* **Given problem**
Leave out the pictures and retype only the lines from the opening line to the line that holds "blue_hi = [2.64, -0.57, 2.85, 4.50, 2.66, 1.27]", both ends included.

___

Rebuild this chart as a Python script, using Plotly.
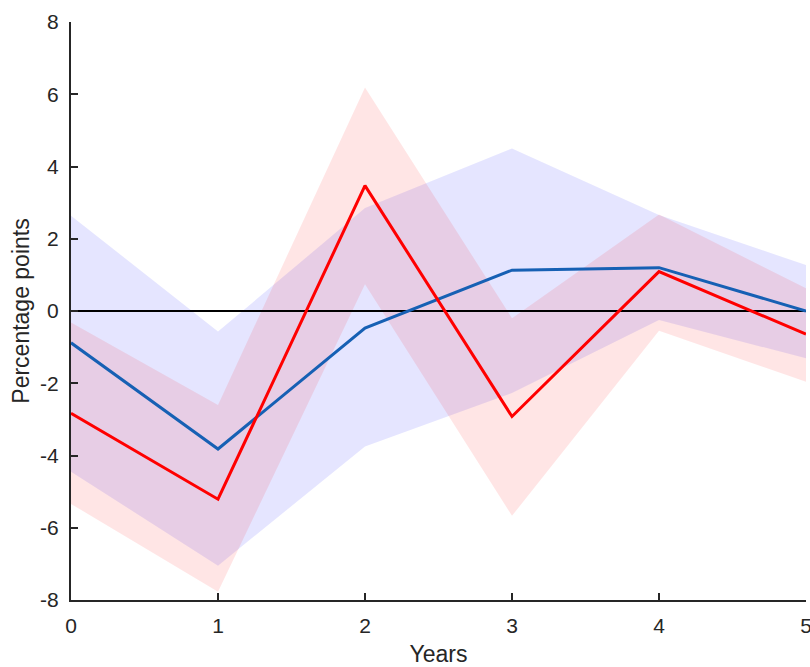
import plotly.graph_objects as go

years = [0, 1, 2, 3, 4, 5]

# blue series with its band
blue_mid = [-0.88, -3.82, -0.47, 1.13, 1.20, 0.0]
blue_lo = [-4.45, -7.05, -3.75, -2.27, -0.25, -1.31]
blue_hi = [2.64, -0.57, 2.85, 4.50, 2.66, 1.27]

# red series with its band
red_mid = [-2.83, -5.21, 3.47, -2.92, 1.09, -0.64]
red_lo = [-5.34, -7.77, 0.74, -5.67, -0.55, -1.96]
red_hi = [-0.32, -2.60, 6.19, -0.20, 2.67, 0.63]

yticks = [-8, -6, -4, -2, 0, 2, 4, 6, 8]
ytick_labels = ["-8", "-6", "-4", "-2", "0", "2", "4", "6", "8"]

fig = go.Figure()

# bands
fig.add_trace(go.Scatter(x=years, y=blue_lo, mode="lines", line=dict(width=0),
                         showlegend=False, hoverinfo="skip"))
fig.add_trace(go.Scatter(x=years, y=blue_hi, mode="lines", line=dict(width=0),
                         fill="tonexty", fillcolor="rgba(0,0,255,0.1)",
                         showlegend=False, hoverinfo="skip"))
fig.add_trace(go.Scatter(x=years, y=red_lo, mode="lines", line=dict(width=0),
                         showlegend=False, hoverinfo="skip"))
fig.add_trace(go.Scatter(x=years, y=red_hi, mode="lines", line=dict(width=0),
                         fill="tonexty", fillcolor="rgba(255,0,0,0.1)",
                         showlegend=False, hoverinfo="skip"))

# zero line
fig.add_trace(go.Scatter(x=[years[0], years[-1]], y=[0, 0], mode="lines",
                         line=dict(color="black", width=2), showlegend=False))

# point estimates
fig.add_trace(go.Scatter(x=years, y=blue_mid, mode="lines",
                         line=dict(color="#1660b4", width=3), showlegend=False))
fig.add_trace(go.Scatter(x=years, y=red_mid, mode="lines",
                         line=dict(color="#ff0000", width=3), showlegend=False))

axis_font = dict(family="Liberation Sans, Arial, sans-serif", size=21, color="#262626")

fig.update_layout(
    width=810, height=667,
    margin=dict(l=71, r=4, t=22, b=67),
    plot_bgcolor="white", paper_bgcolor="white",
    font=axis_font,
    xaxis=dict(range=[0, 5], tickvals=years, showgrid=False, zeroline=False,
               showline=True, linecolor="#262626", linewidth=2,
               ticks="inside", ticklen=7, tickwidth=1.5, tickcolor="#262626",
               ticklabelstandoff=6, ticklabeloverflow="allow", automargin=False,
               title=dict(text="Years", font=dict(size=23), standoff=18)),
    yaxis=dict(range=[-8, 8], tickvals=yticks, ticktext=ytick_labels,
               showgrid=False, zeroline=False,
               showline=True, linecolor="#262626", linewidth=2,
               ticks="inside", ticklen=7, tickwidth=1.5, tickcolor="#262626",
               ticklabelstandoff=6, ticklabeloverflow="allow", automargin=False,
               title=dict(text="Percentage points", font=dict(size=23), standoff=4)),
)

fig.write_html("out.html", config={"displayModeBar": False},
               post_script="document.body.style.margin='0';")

___

* **Output below**
Rebuild this chart as a Python script, using Plotly.
import plotly.graph_objects as go

years = [0, 1, 2, 3, 4, 5]

# blue series with its band
blue_mid = [-0.88, -3.82, -0.47, 1.13, 1.20, 0.0]
blue_lo = [-4.45, -7.05, -3.75, -2.27, -0.25, -1.31]
blue_hi = [2.64, -0.57, 2.85, 4.50, 2.66, 1.27]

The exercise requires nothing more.